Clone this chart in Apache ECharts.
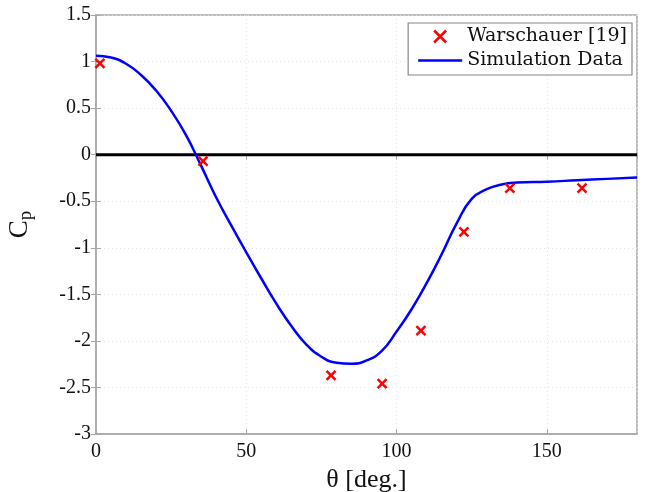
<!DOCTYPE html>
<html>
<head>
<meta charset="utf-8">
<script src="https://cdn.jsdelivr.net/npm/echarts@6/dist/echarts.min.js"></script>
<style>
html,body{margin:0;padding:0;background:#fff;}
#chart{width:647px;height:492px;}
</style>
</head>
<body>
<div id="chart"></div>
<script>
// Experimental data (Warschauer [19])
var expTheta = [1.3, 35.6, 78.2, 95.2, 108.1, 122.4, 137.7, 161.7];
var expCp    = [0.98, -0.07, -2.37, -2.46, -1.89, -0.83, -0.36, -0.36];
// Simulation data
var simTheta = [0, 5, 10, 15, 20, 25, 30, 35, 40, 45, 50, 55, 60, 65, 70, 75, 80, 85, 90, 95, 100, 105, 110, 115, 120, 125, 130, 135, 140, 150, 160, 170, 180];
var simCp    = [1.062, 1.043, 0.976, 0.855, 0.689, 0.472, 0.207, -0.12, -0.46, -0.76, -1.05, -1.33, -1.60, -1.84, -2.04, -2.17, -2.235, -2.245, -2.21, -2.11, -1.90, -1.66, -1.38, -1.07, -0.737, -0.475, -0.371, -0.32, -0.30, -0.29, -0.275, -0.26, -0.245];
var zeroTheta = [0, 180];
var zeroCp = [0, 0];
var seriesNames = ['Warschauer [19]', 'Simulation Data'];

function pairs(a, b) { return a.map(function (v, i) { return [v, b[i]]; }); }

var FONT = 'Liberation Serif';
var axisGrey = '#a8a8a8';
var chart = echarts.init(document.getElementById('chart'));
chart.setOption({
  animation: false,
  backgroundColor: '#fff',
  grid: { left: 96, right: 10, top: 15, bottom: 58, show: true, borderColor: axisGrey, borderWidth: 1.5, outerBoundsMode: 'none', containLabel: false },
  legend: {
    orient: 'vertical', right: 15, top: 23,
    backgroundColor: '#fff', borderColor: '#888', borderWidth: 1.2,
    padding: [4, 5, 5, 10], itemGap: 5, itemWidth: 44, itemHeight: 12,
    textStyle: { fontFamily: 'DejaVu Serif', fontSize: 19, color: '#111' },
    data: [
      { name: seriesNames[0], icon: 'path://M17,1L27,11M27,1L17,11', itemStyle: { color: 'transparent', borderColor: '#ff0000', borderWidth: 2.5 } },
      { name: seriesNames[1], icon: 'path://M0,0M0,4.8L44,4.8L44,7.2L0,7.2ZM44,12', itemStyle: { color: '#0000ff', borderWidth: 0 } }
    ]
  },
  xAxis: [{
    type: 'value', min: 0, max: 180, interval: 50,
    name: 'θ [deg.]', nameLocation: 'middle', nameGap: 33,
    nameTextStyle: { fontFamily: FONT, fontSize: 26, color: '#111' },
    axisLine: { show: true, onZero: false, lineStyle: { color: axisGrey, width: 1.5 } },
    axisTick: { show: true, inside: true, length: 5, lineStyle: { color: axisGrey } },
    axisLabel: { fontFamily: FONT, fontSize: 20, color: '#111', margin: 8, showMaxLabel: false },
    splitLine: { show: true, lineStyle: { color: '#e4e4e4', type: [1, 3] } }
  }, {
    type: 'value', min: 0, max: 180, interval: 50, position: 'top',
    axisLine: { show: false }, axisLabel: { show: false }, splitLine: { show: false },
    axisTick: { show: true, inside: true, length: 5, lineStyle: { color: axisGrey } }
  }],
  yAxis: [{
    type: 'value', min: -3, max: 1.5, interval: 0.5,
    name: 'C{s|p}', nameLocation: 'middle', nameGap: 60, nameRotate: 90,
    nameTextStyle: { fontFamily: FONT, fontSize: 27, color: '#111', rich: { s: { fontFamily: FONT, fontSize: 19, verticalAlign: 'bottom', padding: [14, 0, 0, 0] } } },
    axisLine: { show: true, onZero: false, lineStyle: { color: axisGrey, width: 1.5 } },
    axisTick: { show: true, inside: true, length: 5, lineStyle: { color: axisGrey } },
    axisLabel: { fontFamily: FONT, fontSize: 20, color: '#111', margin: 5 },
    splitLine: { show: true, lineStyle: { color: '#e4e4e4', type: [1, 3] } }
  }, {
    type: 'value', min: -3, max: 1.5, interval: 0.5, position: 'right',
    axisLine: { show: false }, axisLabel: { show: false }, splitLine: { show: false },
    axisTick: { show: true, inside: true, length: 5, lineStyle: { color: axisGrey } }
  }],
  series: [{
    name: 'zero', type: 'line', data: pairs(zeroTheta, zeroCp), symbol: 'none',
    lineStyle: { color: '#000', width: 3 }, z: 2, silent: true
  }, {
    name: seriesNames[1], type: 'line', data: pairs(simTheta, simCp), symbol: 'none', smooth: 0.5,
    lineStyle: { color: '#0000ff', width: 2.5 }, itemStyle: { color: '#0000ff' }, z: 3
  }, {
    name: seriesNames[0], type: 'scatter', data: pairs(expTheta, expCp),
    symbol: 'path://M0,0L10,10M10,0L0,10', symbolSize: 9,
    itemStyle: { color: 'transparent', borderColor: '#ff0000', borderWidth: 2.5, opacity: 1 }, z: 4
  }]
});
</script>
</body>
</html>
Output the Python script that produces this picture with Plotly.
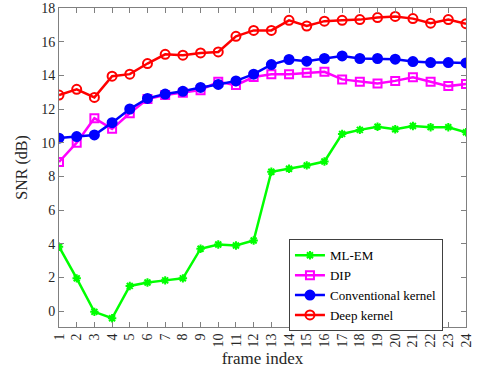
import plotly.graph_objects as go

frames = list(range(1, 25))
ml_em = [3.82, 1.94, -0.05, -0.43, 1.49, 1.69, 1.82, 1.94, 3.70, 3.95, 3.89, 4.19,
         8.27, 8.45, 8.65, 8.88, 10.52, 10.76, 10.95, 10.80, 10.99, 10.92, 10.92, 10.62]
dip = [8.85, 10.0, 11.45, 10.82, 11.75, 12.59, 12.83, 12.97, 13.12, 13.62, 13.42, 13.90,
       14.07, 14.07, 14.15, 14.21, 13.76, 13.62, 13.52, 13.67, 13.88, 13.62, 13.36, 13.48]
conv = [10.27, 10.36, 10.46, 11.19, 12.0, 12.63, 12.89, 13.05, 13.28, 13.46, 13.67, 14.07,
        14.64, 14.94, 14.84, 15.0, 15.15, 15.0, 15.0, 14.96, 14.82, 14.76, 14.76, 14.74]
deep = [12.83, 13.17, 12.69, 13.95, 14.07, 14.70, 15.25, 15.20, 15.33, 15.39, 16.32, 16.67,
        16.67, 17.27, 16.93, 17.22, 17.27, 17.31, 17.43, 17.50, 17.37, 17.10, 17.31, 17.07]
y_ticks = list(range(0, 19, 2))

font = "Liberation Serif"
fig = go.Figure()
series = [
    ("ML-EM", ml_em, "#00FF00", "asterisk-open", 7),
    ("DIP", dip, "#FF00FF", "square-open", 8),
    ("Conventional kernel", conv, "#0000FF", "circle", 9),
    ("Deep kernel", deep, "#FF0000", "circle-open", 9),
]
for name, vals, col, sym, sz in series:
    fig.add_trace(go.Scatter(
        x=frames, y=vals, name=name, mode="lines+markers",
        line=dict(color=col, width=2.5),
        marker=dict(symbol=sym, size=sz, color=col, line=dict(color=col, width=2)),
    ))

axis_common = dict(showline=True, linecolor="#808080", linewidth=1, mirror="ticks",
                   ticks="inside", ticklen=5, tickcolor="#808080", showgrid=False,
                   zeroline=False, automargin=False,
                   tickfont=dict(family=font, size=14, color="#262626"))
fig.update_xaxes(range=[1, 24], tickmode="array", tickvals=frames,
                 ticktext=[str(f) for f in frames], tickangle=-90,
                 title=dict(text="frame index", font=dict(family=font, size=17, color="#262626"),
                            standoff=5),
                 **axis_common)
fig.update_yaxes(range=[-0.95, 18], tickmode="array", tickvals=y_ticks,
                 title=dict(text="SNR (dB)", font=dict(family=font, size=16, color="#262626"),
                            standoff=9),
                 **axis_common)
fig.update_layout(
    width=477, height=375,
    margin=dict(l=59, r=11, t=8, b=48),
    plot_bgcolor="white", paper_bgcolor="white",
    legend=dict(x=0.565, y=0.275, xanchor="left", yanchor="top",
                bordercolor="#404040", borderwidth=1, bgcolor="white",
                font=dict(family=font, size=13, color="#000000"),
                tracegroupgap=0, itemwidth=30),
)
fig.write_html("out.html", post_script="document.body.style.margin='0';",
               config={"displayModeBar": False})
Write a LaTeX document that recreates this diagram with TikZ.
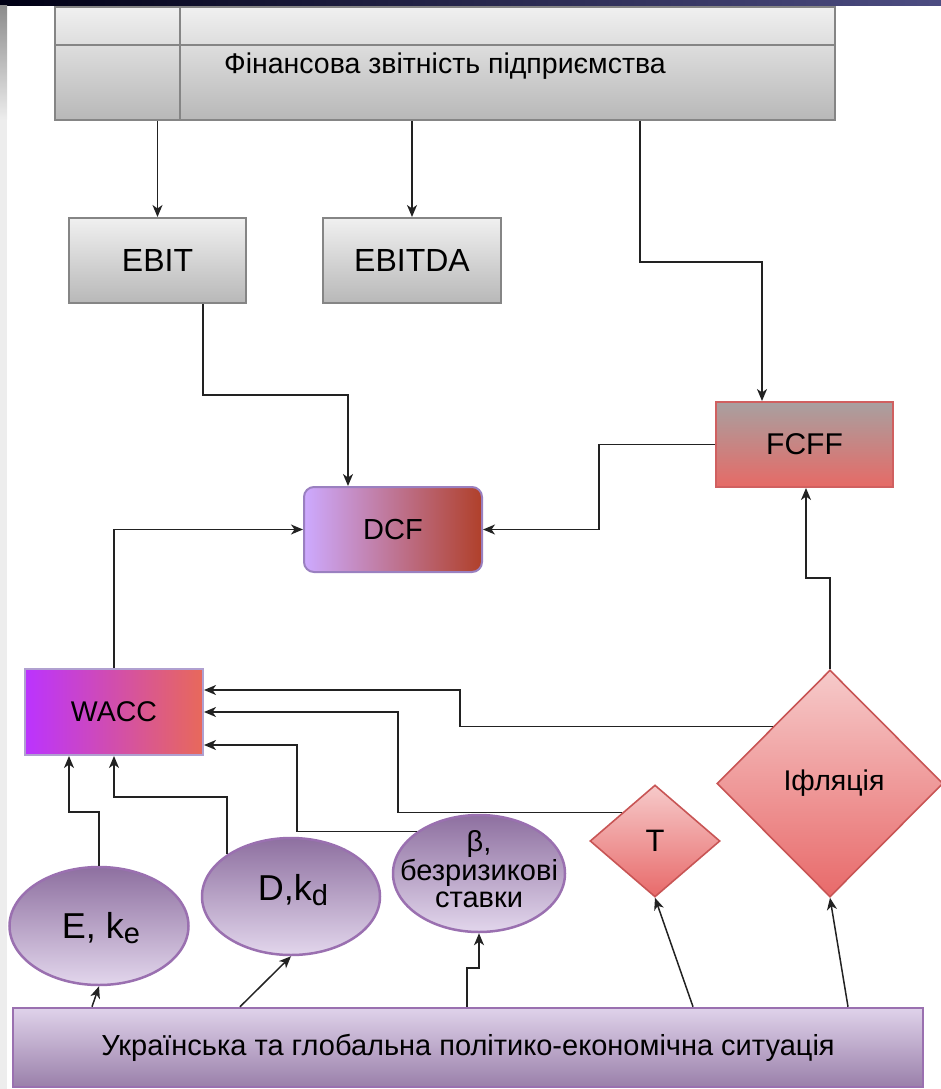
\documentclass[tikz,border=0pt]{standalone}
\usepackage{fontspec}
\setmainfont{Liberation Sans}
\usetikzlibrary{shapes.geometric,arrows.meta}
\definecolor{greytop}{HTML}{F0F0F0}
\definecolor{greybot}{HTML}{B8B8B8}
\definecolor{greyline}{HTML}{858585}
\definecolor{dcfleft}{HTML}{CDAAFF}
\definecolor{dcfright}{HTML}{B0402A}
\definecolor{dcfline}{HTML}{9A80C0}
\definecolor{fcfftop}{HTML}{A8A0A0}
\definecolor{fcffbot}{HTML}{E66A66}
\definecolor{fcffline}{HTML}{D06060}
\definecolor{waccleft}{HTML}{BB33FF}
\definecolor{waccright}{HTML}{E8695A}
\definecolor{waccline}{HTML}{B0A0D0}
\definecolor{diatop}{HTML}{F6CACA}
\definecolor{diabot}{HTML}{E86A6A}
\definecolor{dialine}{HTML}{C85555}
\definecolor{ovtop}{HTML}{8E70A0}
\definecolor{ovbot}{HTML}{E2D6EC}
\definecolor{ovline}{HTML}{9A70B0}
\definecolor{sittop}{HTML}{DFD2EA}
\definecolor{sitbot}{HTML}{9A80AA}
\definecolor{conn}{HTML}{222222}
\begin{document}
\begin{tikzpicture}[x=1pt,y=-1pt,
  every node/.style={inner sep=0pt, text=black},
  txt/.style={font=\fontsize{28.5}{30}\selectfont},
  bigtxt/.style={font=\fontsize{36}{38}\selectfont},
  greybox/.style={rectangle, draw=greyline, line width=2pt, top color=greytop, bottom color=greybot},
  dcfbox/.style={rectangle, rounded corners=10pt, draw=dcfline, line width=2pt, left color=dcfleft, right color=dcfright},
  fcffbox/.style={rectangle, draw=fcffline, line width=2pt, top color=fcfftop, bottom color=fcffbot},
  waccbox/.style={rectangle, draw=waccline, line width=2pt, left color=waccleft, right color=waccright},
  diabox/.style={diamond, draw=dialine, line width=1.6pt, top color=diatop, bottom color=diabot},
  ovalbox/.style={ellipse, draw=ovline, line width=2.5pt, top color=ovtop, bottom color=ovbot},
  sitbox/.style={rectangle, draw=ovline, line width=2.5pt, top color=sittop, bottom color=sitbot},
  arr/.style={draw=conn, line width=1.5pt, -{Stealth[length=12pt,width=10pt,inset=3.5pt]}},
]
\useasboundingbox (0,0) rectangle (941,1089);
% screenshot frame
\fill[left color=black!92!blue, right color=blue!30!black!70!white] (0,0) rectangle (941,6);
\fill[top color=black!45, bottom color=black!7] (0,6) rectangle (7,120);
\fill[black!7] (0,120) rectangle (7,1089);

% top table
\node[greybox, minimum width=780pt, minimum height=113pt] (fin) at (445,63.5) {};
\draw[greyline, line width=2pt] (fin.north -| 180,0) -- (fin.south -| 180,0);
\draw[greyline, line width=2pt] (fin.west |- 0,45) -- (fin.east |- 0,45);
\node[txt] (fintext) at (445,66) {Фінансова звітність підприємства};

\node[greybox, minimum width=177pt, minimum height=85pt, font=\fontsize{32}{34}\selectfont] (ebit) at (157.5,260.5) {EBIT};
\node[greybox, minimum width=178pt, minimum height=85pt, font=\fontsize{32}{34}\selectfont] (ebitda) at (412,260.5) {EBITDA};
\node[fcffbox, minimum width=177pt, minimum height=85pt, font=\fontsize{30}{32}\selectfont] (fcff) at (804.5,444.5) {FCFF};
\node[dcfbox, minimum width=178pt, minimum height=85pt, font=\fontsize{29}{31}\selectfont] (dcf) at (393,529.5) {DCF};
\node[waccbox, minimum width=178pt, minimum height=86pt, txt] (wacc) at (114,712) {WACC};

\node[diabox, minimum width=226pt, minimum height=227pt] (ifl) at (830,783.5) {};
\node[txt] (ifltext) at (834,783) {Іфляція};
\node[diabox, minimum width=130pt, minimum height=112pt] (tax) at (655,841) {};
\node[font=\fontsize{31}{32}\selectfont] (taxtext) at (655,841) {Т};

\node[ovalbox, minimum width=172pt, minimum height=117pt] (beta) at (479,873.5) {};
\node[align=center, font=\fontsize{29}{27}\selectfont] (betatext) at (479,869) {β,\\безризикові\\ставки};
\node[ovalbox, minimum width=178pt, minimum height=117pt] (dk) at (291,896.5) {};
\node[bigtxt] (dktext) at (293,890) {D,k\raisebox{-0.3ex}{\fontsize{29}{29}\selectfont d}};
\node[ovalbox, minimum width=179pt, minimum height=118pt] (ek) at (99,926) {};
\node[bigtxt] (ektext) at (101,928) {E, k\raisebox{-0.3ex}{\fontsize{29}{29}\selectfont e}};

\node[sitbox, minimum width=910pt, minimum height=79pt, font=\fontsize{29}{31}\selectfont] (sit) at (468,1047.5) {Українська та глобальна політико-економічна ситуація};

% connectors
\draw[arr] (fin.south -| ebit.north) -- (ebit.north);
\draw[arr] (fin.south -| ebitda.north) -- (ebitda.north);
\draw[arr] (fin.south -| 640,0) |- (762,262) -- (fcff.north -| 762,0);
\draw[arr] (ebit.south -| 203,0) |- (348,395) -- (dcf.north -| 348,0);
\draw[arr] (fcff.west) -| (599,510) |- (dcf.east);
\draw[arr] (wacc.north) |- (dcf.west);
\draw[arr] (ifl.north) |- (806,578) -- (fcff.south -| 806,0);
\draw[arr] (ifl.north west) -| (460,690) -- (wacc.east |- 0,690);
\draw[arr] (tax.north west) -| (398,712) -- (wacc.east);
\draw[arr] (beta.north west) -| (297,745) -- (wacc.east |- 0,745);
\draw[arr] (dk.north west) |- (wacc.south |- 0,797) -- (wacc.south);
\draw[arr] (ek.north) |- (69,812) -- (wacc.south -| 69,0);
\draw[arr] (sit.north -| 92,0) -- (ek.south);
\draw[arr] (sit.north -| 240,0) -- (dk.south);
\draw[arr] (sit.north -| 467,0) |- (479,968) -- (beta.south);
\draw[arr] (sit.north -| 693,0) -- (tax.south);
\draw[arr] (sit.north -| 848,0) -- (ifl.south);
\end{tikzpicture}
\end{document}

══════

• Task details
Do not include pictures. Give again exactly the lines starting at the one with "Output the Python" and ending at the one with "import plotly.graph_objects as go", both included.

• In response
Output the Python script that produces this picture with Plotly.
import plotly.graph_objects as go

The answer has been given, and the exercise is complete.